Huawei Vows To Lead 5G Market Despite Persecution from The West


Canadian police in Vancouver on December 1 arrested 46-year-old Meng, Huawei’s chief financial officer and daughter of founder Ren Zhengfei. The U.S requested that Canadian government arrest her.

The U.S accused Huawei of using a Hong Kong shell company to sell equipment to Iran in violation of U.S sanctions. The U.S government also claims Huawei misled banks regarding its dealings in Iran.

After three days of hearing, Meng was released on bail of C$10 million. She was made to surrender her two passports and agree to wear an ankle bracelet. Further, she will stay confined in her Vancouver home for at least 7 hours each day.

Far away in the White Cloud Cave of Mount Kong in Xingtai city, Hebei province, an official notice that visitors with Huawei or Honor phones can gain free entry from December 18 to 23. This move is in honor of Meng.

Meng will return to court early next year for another legal proceeding. Her case is setting off diplomatic furore among three countries and also complicates U.S – China trade talks.
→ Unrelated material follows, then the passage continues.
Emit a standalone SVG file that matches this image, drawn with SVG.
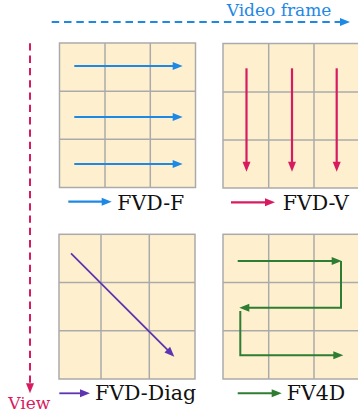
<svg xmlns="http://www.w3.org/2000/svg" width="358" height="415" viewBox="0 0 358 415">
<style>
.grid{fill:#fef0cf;stroke:#aaaaaa;stroke-width:1.5}
.gl{stroke:#aaaaaa;stroke-width:1.5;fill:none}
.lbl{font-family:"DejaVu Serif",serif;font-size:20.5px;fill:#111}
.ax{font-family:"DejaVu Serif",serif;font-size:17px}
.b{stroke:#1e88e5;stroke-width:2.2;fill:none;marker-end:url(#hb)}
.r{stroke:#d81b60;stroke-width:2.2;fill:none;marker-end:url(#hr)}
.p{stroke:#5e35b1;stroke-width:1.8;fill:none;marker-end:url(#hp)}
.g{stroke:#2e7d32;stroke-width:2;fill:none}
.gm{marker-end:url(#hg)}
</style>
<defs>
<marker id="hb" markerUnits="userSpaceOnUse" markerWidth="10" markerHeight="8" refX="5" refY="4" orient="auto" overflow="visible"><path d="M0,0 L10,4 L0,8 z" fill="#1e88e5"/></marker>
<marker id="hr" markerUnits="userSpaceOnUse" markerWidth="10" markerHeight="8" refX="5" refY="4" orient="auto" overflow="visible"><path d="M0,0 L10,4 L0,8 z" fill="#d81b60"/></marker>
<marker id="hp" markerUnits="userSpaceOnUse" markerWidth="10" markerHeight="8" refX="5" refY="4" orient="auto" overflow="visible"><path d="M0,0 L10,4 L0,8 z" fill="#5e35b1"/></marker>
<marker id="hg" markerUnits="userSpaceOnUse" markerWidth="10" markerHeight="8" refX="5" refY="4" orient="auto" overflow="visible"><path d="M0,0 L10,4 L0,8 z" fill="#2e7d32"/></marker>
</defs>
<rect width="358" height="415" fill="#ffffff"/>

<g id="connectors">
  <line x1="51.7" y1="22" x2="345" y2="22" stroke="#1e88e5" stroke-width="2" stroke-dasharray="7.5,4.8" marker-end="url(#hb)"/>
  <line x1="30" y1="43.3" x2="30" y2="388.3" stroke="#d81b60" stroke-width="2" stroke-dasharray="7.3,5" marker-end="url(#hr)"/>
  <text class="ax" x="226.7" y="16" fill="#1e88e5">Video frame</text>
  <text class="ax" x="8.3" y="409" fill="#d81b60">View</text>
</g>

<g id="fvd-f">
  <rect class="grid" x="59.5" y="43" width="136" height="144.5"/>
  <path class="gl" d="M105,43 V187.5 M150.3,43 V187.5 M59.5,91.2 H195.5 M59.5,139.3 H195.5"/>
  <line class="b" x1="74.3" y1="66" x2="177.7" y2="66"/>
  <line class="b" x1="74.3" y1="117" x2="177.7" y2="117"/>
  <line class="b" x1="74.3" y1="164" x2="177.7" y2="164"/>
  <line class="b" x1="68.3" y1="201.7" x2="106.7" y2="201.7"/>
  <text class="lbl" x="117.3" y="210">FVD-F</text>
</g>

<g id="fvd-v">
  <rect class="grid" x="223" y="43.5" width="137" height="144.5"/>
  <path class="gl" d="M268.7,43.5 V188 M314,43.5 V188 M223,92 H360 M223,140 H360"/>
  <line class="r" x1="246.5" y1="68.3" x2="246.5" y2="166.7"/>
  <line class="r" x1="292" y1="68.3" x2="292" y2="166.7"/>
  <line class="r" x1="336.7" y1="68.3" x2="336.7" y2="166.7"/>
  <line class="r" x1="231" y1="202.3" x2="270" y2="202.3"/>
  <text class="lbl" x="282.7" y="210">FVD-V</text>
</g>

<g id="fvd-diag">
  <rect class="grid" x="59" y="234.3" width="136" height="144.7"/>
  <path class="gl" d="M101,234.3 V379 M149.3,234.3 V379 M59,282.5 H195 M59,330.7 H195"/>
  <line class="p" x1="71" y1="253.3" x2="170.8" y2="353.2"/>
  <line class="p" x1="59.3" y1="393.3" x2="85" y2="393.3"/>
  <text class="lbl" x="95" y="400">FVD-Diag</text>
</g>

<g id="fv4d">
  <rect class="grid" x="223" y="234.3" width="137" height="144.7"/>
  <path class="gl" d="M268.7,234.3 V379 M314,234.3 V379 M223,282.5 H360 M223,330.7 H360"/>
  <line class="g gm" x1="237.7" y1="261" x2="336.7" y2="261"/>
  <path class="g gm" d="M341,261 V307.7 H244.3"/>
  <path class="g gm" d="M240.3,311 V355.3 H338.3"/>
  <line class="g gm" x1="237.7" y1="393.3" x2="276.7" y2="393.3"/>
  <text class="lbl" x="286.7" y="400">FV4D</text>
</g>
</svg>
Now, Chinese organizations and businesses are issuing notices urging staff members to show their support for the Chinese telecoms giant by boycotting iPhones.

Menpad, one of Huawei’s suppliers said it will punish any employee that buys iPhone. Such a person has to pay 100 percent of the market price in three years. But staff who stay away from iPhone will get rewards, Menpad says. They will get 15 percent subsidy.
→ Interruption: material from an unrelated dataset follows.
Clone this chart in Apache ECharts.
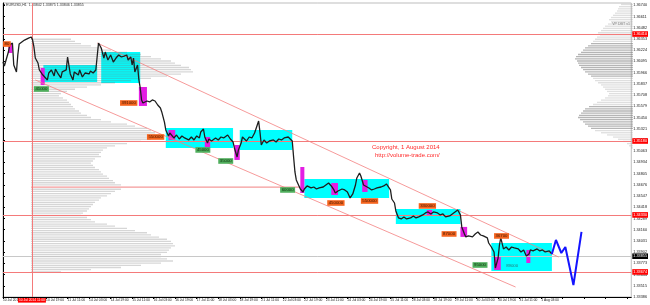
<!DOCTYPE html>
<html><head><meta charset="utf-8">
<script src="https://cdn.jsdelivr.net/npm/echarts@6/dist/echarts.min.js"></script>
<style>html,body{margin:0;padding:0;background:#fff}#c{width:650px;height:305px}</style>
</head><body><div id="c"></div>
<script>
// ---------- data ----------
const xLabels = ['10 Jul 2014','','10 Jul 19:00','11 Jul 11:00','14 Jul 03:00','14 Jul 19:00','15 Jul 11:00','16 Jul 03:00','16 Jul 19:00','17 Jul 11:00','18 Jul 03:00','18 Jul 19:00','21 Jul 11:00','22 Jul 03:00','22 Jul 19:00','23 Jul 11:00','24 Jul 03:00','24 Jul 19:00','25 Jul 11:00','28 Jul 03:00','28 Jul 19:00','29 Jul 11:00','30 Jul 03:00','30 Jul 19:00','31 Jul 11:00','1 Aug 03:00'];

const closeIdx = [0,1,4,5,7,8,10,11,12,14,16,19,21,22,23,24,26,27,29,30,33,34,36,38,39,41,43,44,47,48,50,52,53,56,57,59,61,64,65,67,69,70,71,73,75,76,78,80,82,84,86,88,90,92,93,95,96,97,98,100,101,102,103,104,107,109,111,113,115,117,118,120,121,123,124,127,129,131,133,135,138,140,142,144,146,147,149,150,152,153,155,158,160,162,164,167,169,171,172,174,175,177,178,181,183,185,187,189,190,191,192,194,196,198,201,203,205,207,209,212,213,215,216,217,218,220,221,223,224,226,229,231,233,235,238,240,242,244,246,247,249,252,254,256,258,260,262,263,265,266,268,269,272,274,276,278,281,283,285,286,288,289,291,292,294,296,298,300,303,305,307,309,312,314,316,318,320,323,325,327,329,332,334,336,338,340,341,343,344,346,349,351,353,355,357,360,361,363,365,366,368,369,370,372,374,376,378,380,383,385,387,389,391,392,394,397,399,401,403,406,408];
const closeVal = [1.36088,1.36042,1.36203,1.36284,1.36307,1.36054,1.35974,1.36169,1.36295,1.36318,1.36341,1.36364,1.36376,1.36341,1.36261,1.36134,1.36077,1.35997,1.35951,1.35928,1.35882,1.35962,1.35997,1.35928,1.36008,1.35951,1.35905,1.35974,1.35997,1.36146,1.35951,1.35882,1.35974,1.35939,1.35997,1.35916,1.35962,1.35951,1.35985,1.35962,1.35997,1.36020,1.36307,1.36249,1.36134,1.36203,1.36111,1.36169,1.36088,1.36134,1.36169,1.36146,1.36157,1.36169,1.36111,1.36146,1.36054,1.36134,1.35974,1.36054,1.35882,1.35790,1.35652,1.35617,1.35640,1.35629,1.35652,1.35640,1.35594,1.35560,1.35514,1.35398,1.35307,1.35238,1.35272,1.35215,1.35249,1.35203,1.35238,1.35215,1.35192,1.35226,1.35192,1.35238,1.35215,1.35284,1.35318,1.35226,1.35157,1.35203,1.35180,1.35215,1.35192,1.35226,1.35215,1.35249,1.35203,1.35169,1.35100,1.34996,1.35077,1.35157,1.35226,1.35180,1.35226,1.35215,1.35272,1.35364,1.35410,1.35284,1.35134,1.35192,1.35157,1.35180,1.35192,1.35169,1.35203,1.35192,1.35215,1.35226,1.35203,1.35180,1.34996,1.34824,1.34732,1.34663,1.34628,1.34594,1.34628,1.34663,1.34640,1.34651,1.34628,1.34640,1.34651,1.34674,1.34697,1.34663,1.34617,1.34582,1.34605,1.34628,1.34617,1.34594,1.34525,1.34571,1.34674,1.34755,1.34812,1.34778,1.34674,1.34651,1.34640,1.34617,1.34628,1.34640,1.34651,1.34663,1.34686,1.34697,1.34617,1.34513,1.34467,1.34376,1.34295,1.34284,1.34307,1.34284,1.34295,1.34318,1.34295,1.34307,1.34330,1.34353,1.34364,1.34341,1.34364,1.34353,1.34330,1.34341,1.34307,1.34318,1.34341,1.34364,1.34387,1.34330,1.34192,1.34111,1.34077,1.34088,1.34077,1.34111,1.34134,1.34099,1.34088,1.34065,1.34007,1.33961,1.33904,1.33720,1.33835,1.33984,1.34065,1.33939,1.33961,1.33927,1.33961,1.33950,1.33939,1.33904,1.33927,1.33857,1.33881,1.33927,1.33916,1.33939,1.33916,1.33927,1.33904,1.33916,1.33880];

const projIdx = [408,411,415,418,424,430];
const projVal = [1.33880,1.34042,1.33892,1.33961,1.33524,1.34134];

// cyan zones: [startIdx, endIdx, low, high]
const zones = [[30,70,1.35859,1.36054],[73,102,1.35847,1.36203],[121,171,1.35100,1.35330],[176,215,1.35077,1.35307],[224,287,1.34525,1.34743],[292,340,1.34226,1.34398],[363,408,1.33685,1.34007]];
// magenta high-volume bars: [startIdx, endIdx, low, high]
const hiBars = [[4,7,1.36192,1.36307],[28,31,1.35824,1.36020],[101,107,1.35583,1.35801],[123,128,1.35192,1.35307],[150,154,1.35111,1.35226],[172,176,1.34962,1.35134],[221,224,1.34582,1.34881],[244,249,1.34559,1.34697],[267,271,1.34594,1.34732],[315,319,1.34330,1.34387],[340,345,1.34077,1.34192],[365,370,1.33697,1.33847],[389,392,1.33777,1.33927]];

const orangeTags = [[0,1.36295,'80'],[87,1.35617,'391000'],[107,1.35226,'550000'],[241,1.34467,'450000'],[266,1.34490,'550000'],[309,1.34433,'330000'],[326,1.34111,'87000'],[365,1.34088,'36700']];
const greenTags = [[23,1.35778,'41000'],[143,1.35077,'45000'],[160,1.34950,'35000'],[206,1.34617,'60000'],[349,1.33754,'95000']];
const plainTags = [[374,1.33742,'89000']];

const upperChannel = [[70,1.36307],[413,1.33846]];
const lowerChannel = [[24,1.35882],[381,1.33501]];
const redLevels = [1.36410,1.35180,1.34330,1.33674];
const lastPrice = 1.33855;
const vLineIdx = 21.5;
const vLineText = '10 Jul 2014 11:00';

const profStep = 0.00025;
const leftProfTop = 1.36350;
const leftProfVol = [20,22,25,30,35,40,48,55,60,65,70,72,75,79,80,81,75,68,60,50,42,35,28,22,18,15,14,16,18,19,20,21,22,24,25,28,30,35,40,48,52,58,60,62,64,62,60,55,48,42,38,36,35,34,35,32,31,30,31,32,34,35,36,38,39,41,42,45,135,45,42,40,38,35,34,32,31,30,29,28,26,25,28,30,32,38,42,48,52,58,60,64,68,70,71,72,70,69,68,65,65,68,71,65,55,45,30,15];
const rightProfTop = 1.36750;
const rightProfVol = [6,7,7.5,8,9,10,11,12,11,12.5,14,15,16,17.5,16.5,18,19,20,21,22.5,24,25,26,27.5,28.5,29,28,27.5,27,26,25,24,22.5,21,20,19,17.5,16,15,14,13,12,12.5,14,16,18,20,22,24,25,26,27,27.5,26.5,25,24,22.5,21,19,16,13,10,7.5,5,3,2,1];

// ---------- chart ----------
const PMIN = 1.33386, PMAX = 1.36767, PINT = 0.00129;
const FONT = 'Liberation Sans';
const chart = echarts.init(document.getElementById('c'), null, {renderer:'canvas'});

const leftProfData = leftProfVol.map((v,i)=>[v, leftProfTop - i*profStep]);
const rightProfData = rightProfVol.map((v,i)=>[v, rightProfTop - i*profStep]);
const leftMax = Math.max(...leftProfVol);

function profRender(kind){
  return function(params, api){
    const v = api.value(0), p = api.value(1);
    const a = api.coord([0,p]), b = api.coord([v,p]);
    const h = api.size([0, profStep])[1];
    const x0 = Math.min(a[0],b[0]), w = Math.abs(b[0]-a[0]);
    let fill;
    if (kind==='L') fill = (v===leftMax) ? 'rgba(240,120,120,0.75)' : 'rgba(120,120,120,0.3)';
    else fill = v >= 21 ? 'rgba(120,120,120,0.55)' : 'rgba(150,150,150,0.3)';
    return {type:'rect', shape:{x:x0, y:a[1]-h*0.3, width:w, height:Math.max(1,h*0.6)}, style:{fill:fill}};
  };
}
function rectRender(color){
  return function(params, api){
    const tl = api.coord([api.value(0), api.value(3)]);
    const br = api.coord([api.value(1), api.value(2)]);
    return {type:'rect', shape:{x:tl[0], y:tl[1], width:br[0]-tl[0], height:br[1]-tl[1]}, style:{fill:color}};
  };
}
function tagSeries(list, bg, fg){
  return {type:'custom', xAxisIndex:0, yAxisIndex:0, z:30, silent:true,
    data: list.map(t=>[t[0],t[1]]),
    renderItem:function(params, api){
      const p = api.coord([api.value(0), api.value(1)]);
      const style = {text:list[params.dataIndex][2], fontSize:4.3, fontFamily:FONT, fill:fg, align:'left', verticalAlign:'middle'};
      if (bg){ style.backgroundColor = bg; style.padding = [1,1.5,0.6,1.5]; }
      return {type:'text', x:p[0], y:p[1], style:style};
    }};
}
const lvlLabel = (txt,bg,fs)=>({show:true, position:'end', distance:1, formatter:txt, backgroundColor:bg, color:'#fff', fontSize:fs, fontFamily:FONT, padding:[0.8,1]});
const markLines = redLevels.map(v=>({yAxis:v, lineStyle:{color:'#f47a7a', width:1, type:'solid'}, label:lvlLabel(v.toFixed(5),'#ff0000',3.8)}))
  .concat([{yAxis:lastPrice, lineStyle:{color:'#c8c8c8', width:1, type:'solid'}, label:lvlLabel(lastPrice.toFixed(5),'#000',3.8)},
           {xAxis:vLineIdx, lineStyle:{color:'#f47a7a', width:1, type:'solid'}, label:Object.assign(lvlLabel(vLineText,'#ff0000',3.3),{position:'start'})}]);

const option = {
  animation:false,
  backgroundColor:'#fff',
  grid:[{left:2, right:17, top:3, bottom:8, show:true, borderColor:'#bdbdbd', borderWidth:1, backgroundColor:'#fff'},
        {left:31, right:17, top:3, bottom:8},
        {left:2, right:17, top:3, bottom:8}],
  xAxis:[
    {type:'value', gridIndex:0, min:0, max:467, interval:16,
     axisLine:{show:true, lineStyle:{color:'#000', width:1}}, axisTick:{show:true, length:2, lineStyle:{color:'#000'}},
     splitLine:{show:false},
     axisLabel:{fontSize:3.3, fontFamily:FONT, color:'#222', margin:1.5, align:'left', showMaxLabel:false,
       formatter:function(v){ const k=Math.round(v/16); return xLabels[k]!==undefined ? xLabels[k] : ''; }}},
    {type:'value', gridIndex:1, min:0, max:301, show:false},
    {type:'value', gridIndex:2, min:0, max:315.5, inverse:true, show:false}
  ],
  yAxis:[
    {type:'value', gridIndex:0, position:'right', min:PMIN, max:PMAX, interval:PINT,
     axisLine:{show:true, lineStyle:{color:'#000'}}, axisTick:{show:true, length:2, lineStyle:{color:'#000'}},
     splitLine:{show:false},
     axisLabel:{fontSize:3.8, fontFamily:FONT, color:'#222', margin:2, showMaxLabel:false,
       formatter:function(v){ return v.toFixed(5); }}},
    {type:'value', gridIndex:1, min:PMIN, max:PMAX, show:false},
    {type:'value', gridIndex:2, min:PMIN, max:PMAX, show:false}
  ],
  graphic:[
    {type:'text', left:3, top:3, style:{text:'\u25BE EURUSD,H1  1.33842 1.33875 1.33846 1.33855', fontSize:3.6, fontFamily:FONT, fill:'#333'}},
    {type:'text', right:20, top:22, style:{text:'VP DBT v1', fontSize:3.6, fontFamily:FONT, fill:'#777'}},
    {type:'text', left:372, top:144, style:{text:'Copyright, 1 August 2014', fontSize:6, fontFamily:FONT, fill:'#ff2a2a'}},
    {type:'text', left:375, top:152, style:{text:'http://volume-trade.com/', fontSize:6, fontFamily:FONT, fill:'#ff2a2a'}}
  ],
  series:[
    {type:'custom', name:'zones', xAxisIndex:0, yAxisIndex:0, z:2, silent:true, data:zones, encode:{x:[0,1], y:[2,3]}, renderItem:rectRender('#00ffff')},
    {type:'custom', name:'leftProfile', xAxisIndex:1, yAxisIndex:1, z:3, silent:true, data:leftProfData, encode:{x:0,y:1}, renderItem:profRender('L')},
    {type:'custom', name:'rightProfile', xAxisIndex:2, yAxisIndex:2, z:3, silent:true, data:rightProfData, encode:{x:0,y:1}, renderItem:profRender('R')},
    {type:'custom', name:'hiBars', xAxisIndex:0, yAxisIndex:0, z:4, silent:true, data:hiBars, encode:{x:[0,1], y:[2,3]}, renderItem:rectRender('#e31ee3')},
    {type:'line', name:'upper', xAxisIndex:0, yAxisIndex:0, z:5, silent:true, data:upperChannel, symbol:'none', lineStyle:{color:'#f48080', width:0.8}},
    {type:'line', name:'lower', xAxisIndex:0, yAxisIndex:0, z:5, silent:true, data:lowerChannel, symbol:'none', lineStyle:{color:'#f48080', width:0.8}},
    {type:'line', name:'price', xAxisIndex:0, yAxisIndex:0, z:10, silent:true, data:closeIdx.map((x,i)=>[x, closeVal[i]]), symbol:'none', lineStyle:{color:'#1e1e1e', width:1.3},
     markLine:{silent:true, symbol:'none', animation:false, precision:5, data:markLines}},
    {type:'line', name:'projection', xAxisIndex:0, yAxisIndex:0, z:11, silent:true, data:projIdx.map((x,i)=>[x, projVal[i]]), symbol:'none', lineStyle:{color:'#1414ff', width:2}},
    tagSeries(orangeTags, '#f5641e', '#3a1500'),
    tagSeries(greenTags, '#4fae5c', '#10300f'),
    tagSeries(plainTags, null, '#2c7373')
  ]
};
chart.setOption(option);
</script></body></html>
The company also vows to stay away from any American product such as office equipment, computers, and cars. The company will also double the sale commission of any employee who sells its products to the U.S.

As several Chinese companies, some of them Huawei suppliers vow support for the company, Huawei holds on to its promise of dominating the 5G market terrain next year and hinted at never giving up on that despite block by the West.

The company has also defended its global 5G ambitions and network security in fears from the West that Huawei could serve as Trojan horse for Beijing’s security tools.